Mental Anguish and Emotional Distress

Mental anguish and emotional distress is generally defined as a type of psychological response that often accompany the trauma of a physical injury or accident.


Symptoms of Mental Anguish

  •   Anxiety
  •   Apprehension
  •   Confusion
  •   Humiliation
  •   Shock
  •   Sorrow
  •   Terror
  •   Isolation
  •   Loss of self-confidence
  •   Dropping out of your usual activities because of loss of self-confidence

Example: Mental Anguish and Emotional Distress Due to a Car Accident

For years, Sally has been driving her children to school, soccer games, and other extra-curricular activities. The drives were an enjoyable time, spent laughing with her children and talking about how their days went.

Since her car accident, however, Sally is tense and nervous behind the wheel. She scolds her children when they laugh or otherwise distract her from driving. She feels terrible, but ever since the accident she can’t help it.

Sally is bitter and now resents having to drive. She feels guilty for being mean to her children. She’s frustrated because she doesn’t want to feel this way, but she can’t help it. Sally also now has difficulty sleeping, and can’t enjoy her husband’s companionship.

Sally is anxious because she doesn’t know when her symptoms of emotional distress will end. She hopes it will get better as the days and weeks go by, and it probably will. But in the meantime, her life as she knew it before the accident has completely changed.
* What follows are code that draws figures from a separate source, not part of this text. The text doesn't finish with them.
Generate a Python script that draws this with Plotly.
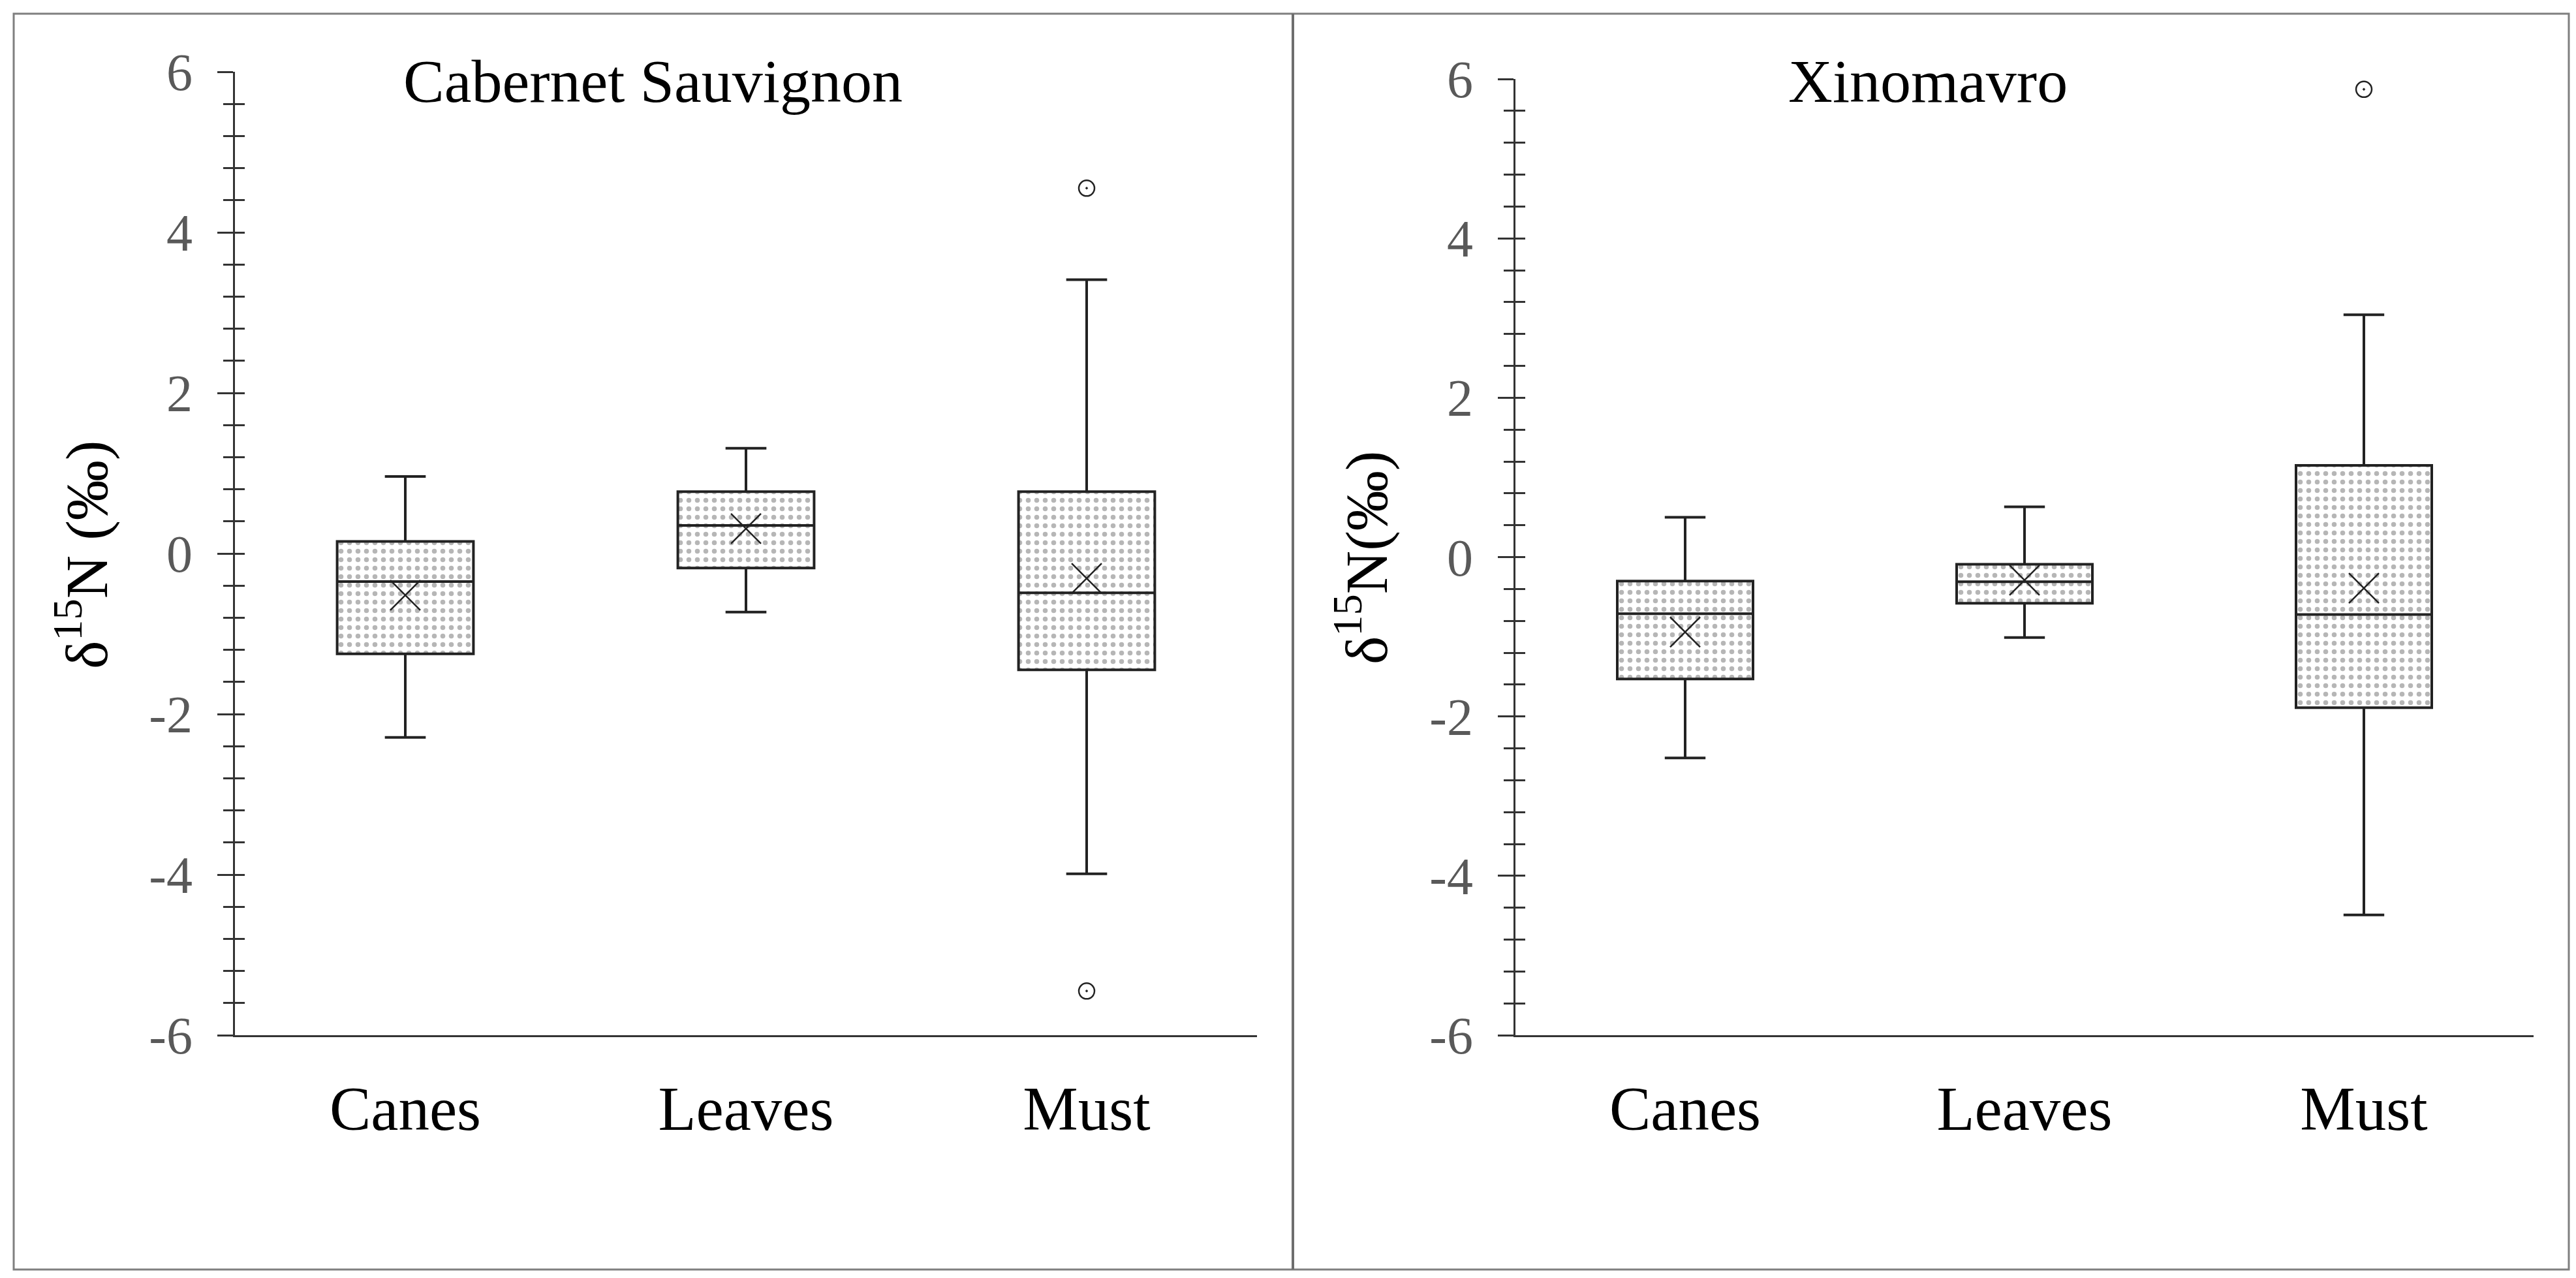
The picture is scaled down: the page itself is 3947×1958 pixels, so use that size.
import plotly.graph_objects as go

cats = ["Canes", "Leaves", "Must"]

# Cabernet Sauvignon
cs_q1 = [-1.25, -0.18, -1.45]
cs_median = [-0.35, 0.35, -0.49]
cs_q3 = [0.15, 0.77, 0.77]
cs_low = [-2.29, -0.73, -3.99]
cs_high = [0.96, 1.31, 3.41]
cs_mean = [-0.52, 0.31, -0.31]
cs_out_x = ["Must", "Must"]
cs_out_y = [4.55, -5.45]

# Xinomavro
xm_q1 = [-1.53, -0.58, -1.89]
xm_median = [-0.71, -0.31, -0.72]
xm_q3 = [-0.30, -0.09, 1.15]
xm_low = [-2.52, -1.01, -4.49]
xm_high = [0.50, 0.63, 3.04]
xm_mean = [-0.94, -0.29, -0.39]
xm_out_x = ["Must"]
xm_out_y = [5.87]

y_ticks = [-6, -4, -2, 0, 2, 4, 6]
y_ticktext = ["-6", "-4", "-2", "0", "2", "4", "6"]

W, H = 3947, 1958
FONT = "Liberation Serif"
LINE = "#222222"


def px(x):
    return x / W


def py(y):
    return 1 - y / H


def panel(q1, med, q3, low, high, mean, out_x, out_y, xa, ya):
    span = [b - a for a, b in zip(q1, q3)]
    return [
        go.Bar(x=cats, y=span, base=q1, width=0.4, xaxis=xa, yaxis=ya,
               marker=dict(color="white", line=dict(width=0),
                           pattern=dict(shape=".", fgcolor="#6e6e6e", bgcolor="white",
                                        size=13, solidity=0.26)),
               showlegend=False, hoverinfo="skip"),
        go.Box(x=cats, q1=q1, median=med, q3=q3, lowerfence=low, upperfence=high,
               width=0.4, whiskerwidth=0.3, boxpoints=False, xaxis=xa, yaxis=ya,
               fillcolor="rgba(0,0,0,0)", line=dict(color=LINE, width=4),
               showlegend=False),
        go.Scatter(x=cats, y=mean, mode="markers", xaxis=xa, yaxis=ya,
                   marker=dict(symbol="x-thin", size=46, color=LINE,
                               line=dict(color=LINE, width=2.5)),
                   showlegend=False, hoverinfo="skip"),
        go.Scatter(x=out_x, y=out_y, mode="markers", xaxis=xa, yaxis=ya,
                   marker=dict(symbol="circle-open-dot", size=24, color=LINE,
                               line=dict(color=LINE, width=2.5)),
                   showlegend=False, hoverinfo="skip"),
    ]


fig = go.Figure()
for t in panel(cs_q1, cs_median, cs_q3, cs_low, cs_high, cs_mean, cs_out_x, cs_out_y, "x", "y"):
    fig.add_trace(t)
for t in panel(xm_q1, xm_median, xm_q3, xm_low, xm_high, xm_mean, xm_out_x, xm_out_y, "x2", "y2"):
    fig.add_trace(t)
# dummy traces so the inward tick axes get drawn
fig.add_trace(go.Scatter(x=[None], y=[None], xaxis="x", yaxis="y3", showlegend=False, hoverinfo="skip"))
fig.add_trace(go.Scatter(x=[None], y=[None], xaxis="x2", yaxis="y4", showlegend=False, hoverinfo="skip"))

xaxis_style = dict(type="category", range=[-0.5, 2.5], showline=True, linecolor="#333333",
                   linewidth=3, ticks="", showgrid=False, zeroline=False,
                   tickfont=dict(family=FONT, size=95, color="black"),
                   ticklabelstandoff=28, automargin=False, fixedrange=True)
yaxis_style = dict(range=[-6, 6], showline=True, linecolor="#333333", linewidth=3,
                   tickvals=y_ticks, ticktext=y_ticktext, ticks="outside", ticklen=24,
                   tickwidth=3, tickcolor="#333333",
                   minor=dict(dtick=0.4, tick0=-6, ticks="outside", ticklen=15,
                              tickwidth=3, tickcolor="#333333", showgrid=False),
                   showgrid=False, zeroline=False,
                   tickfont=dict(family=FONT, size=80, color="#595959"),
                   ticklabelstandoff=22, automargin=False, fixedrange=True)
inner_style = dict(range=[-6, 6], showline=False, showticklabels=False,
                   tickvals=y_ticks, ticks="inside", ticklen=15, tickwidth=3,
                   tickcolor="#333333",
                   minor=dict(dtick=0.4, tick0=-6, ticks="inside", ticklen=15,
                              tickwidth=3, tickcolor="#333333", showgrid=False),
                   showgrid=False, zeroline=False, automargin=False, fixedrange=True)

fig.update_layout(
    width=W, height=H,
    margin=dict(l=0, r=0, t=0, b=0, autoexpand=False),
    paper_bgcolor="white", plot_bgcolor="rgba(0,0,0,0)",
    barmode="overlay",
    xaxis=dict(domain=[px(360), px(1926)], anchor="y", **xaxis_style),
    xaxis2=dict(domain=[px(2322), px(3882)], anchor="y2", **xaxis_style),
    yaxis=dict(domain=[py(1586), py(110)], anchor="x", **yaxis_style),
    yaxis2=dict(domain=[py(1586), py(121)], anchor="x2", **yaxis_style),
    yaxis3=dict(overlaying="y", anchor="x", **inner_style),
    yaxis4=dict(overlaying="y2", anchor="x2", **inner_style),
    annotations=[
        dict(text="Cabernet Sauvignon", x=px(1001), y=py(124), xref="paper", yref="paper",
             xanchor="center", yanchor="middle",
             showarrow=False, font=dict(family=FONT, size=94, color="black")),
        dict(text="Xinomavro", x=px(2954), y=py(124), xref="paper", yref="paper",
             xanchor="center", yanchor="middle",
             showarrow=False, font=dict(family=FONT, size=94, color="black")),
        dict(text="δ<sup>15</sup>N (‰)", x=px(126), y=py(850), xref="paper", yref="paper",
             xanchor="center", yanchor="middle",
             textangle=-90, showarrow=False, font=dict(family=FONT, size=92, color="black")),
        dict(text="δ<sup>15</sup>N(‰)", x=px(2087), y=py(855), xref="paper", yref="paper",
             xanchor="center", yanchor="middle",
             textangle=-90, showarrow=False, font=dict(family=FONT, size=92, color="black")),
    ],
    shapes=[
        dict(type="rect", xref="paper", yref="paper", x0=px(21), x1=px(3936),
             y0=py(1945), y1=py(21), line=dict(color="#7f7f7f", width=3)),
        dict(type="line", xref="paper", yref="paper", x0=px(1981), x1=px(1981),
             y0=py(1945), y1=py(21), line=dict(color="#6e6e6e", width=4)),
    ],
)

fig.write_html("out.html", config={"displayModeBar": False},
               post_script="document.body.style.margin='0px';")
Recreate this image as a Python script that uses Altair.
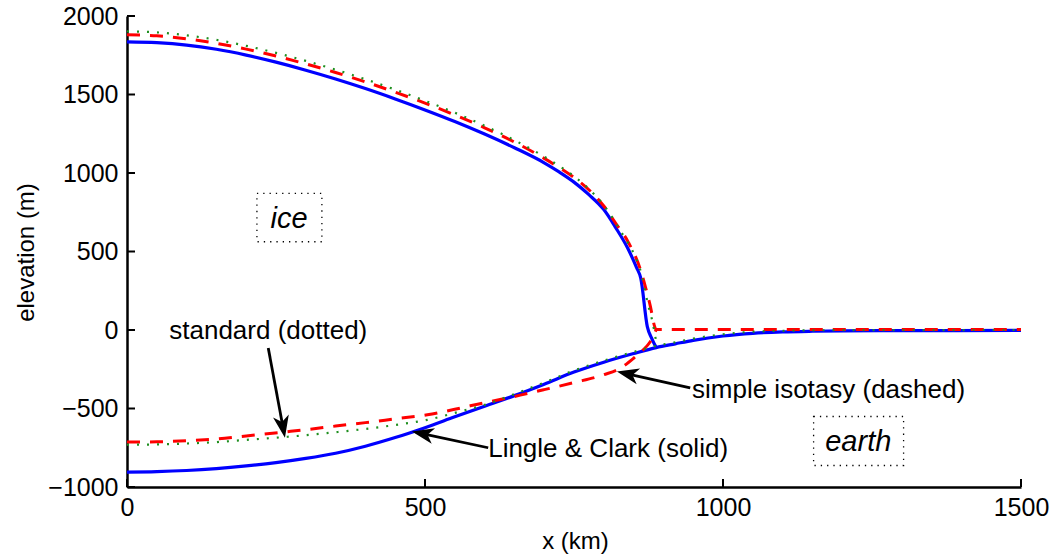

Sally is suffering from a variety of psychological symptoms due to the trauma of her auto accident. These symptoms have a serious adverse effect on her quality of life and provide the necessary grounds for seeking mental anguish and emotional distress damages.


Ways To Prove Mental Anguish and Emotional Distress

  •   Intensity. The more intense the mental anguish, the better chance you have of proving that your emotional distress was severe enough to deserve compensation. Cases alleging negligent, rather than intentional, infliction of emotional distress may require some sort of physical injury as well.
  •   Duration. Persistent and recurring pain that remains with you for a long period of time, like post traumatic stress, may also help prove severe emotional distress.
  •   Related Bodily Harm. While it may be difficult to point out evidence of the emotional distress, you may more easily provide evidence of related bodily injury like ulcers, headaches, and other physical signs of distress.
  •   Underlying Cause. The more extreme the underlying cause of the emotional distress, the more likely a court will find emotional distress. For example, surviving a bombing may be more likely to support a claim than being the victim of an ordinary read-end car accident that resulted in no physical injuries.
  •   Doctor’s Note. A note by a doctor or psychologist should be provided to support every claim.
  •   Letters. Get letters from your loved ones confirming in their own words how they’ve observed your emotional condition since the accident. Objective sources will carry more weight.
  •   Journals. Keep a journal of how you feel during your recovery. Records of your day-to-day thoughts and feelings can in some cases be used as evidence of emotional distress in a trial.
  •   Prescriptions. Compile a list of your prescription medications, particularly those for depression, anxiety, or other psychological symptoms.

Compensation for Mental Anguish and Emotional Distress

With mental anguish or emotional distress, victims suffer from non-economic damages - injuries that are not out-of-pocket and are relatively hard to quantify. Placing a value on your non-economic damages, therefore, requires the plaintiff to first revert to the value of his or her special damages, which is the sum of one’s lost wages, medical expenses, and out-of-pocket expenses.

For minor to moderate injuries, multiply the total of your special damages by 1 to 5. The number depends on the seriousness of your injuries, and whether they were soft tissue or hard injuries. The more serious the injuries, the higher the multiple.
Once you’ve determined your multiple, multiply your total costs by that number to get the amount you feel accurately represents your suffering. The result is the total amount you will demand for a final settlement.
Many states have compensation caps for non-economic damages, however. California, for example, has a compensation cap of $250,000 under the state’s Medical Injury Compensation Reform Act of 1975 (MICRA).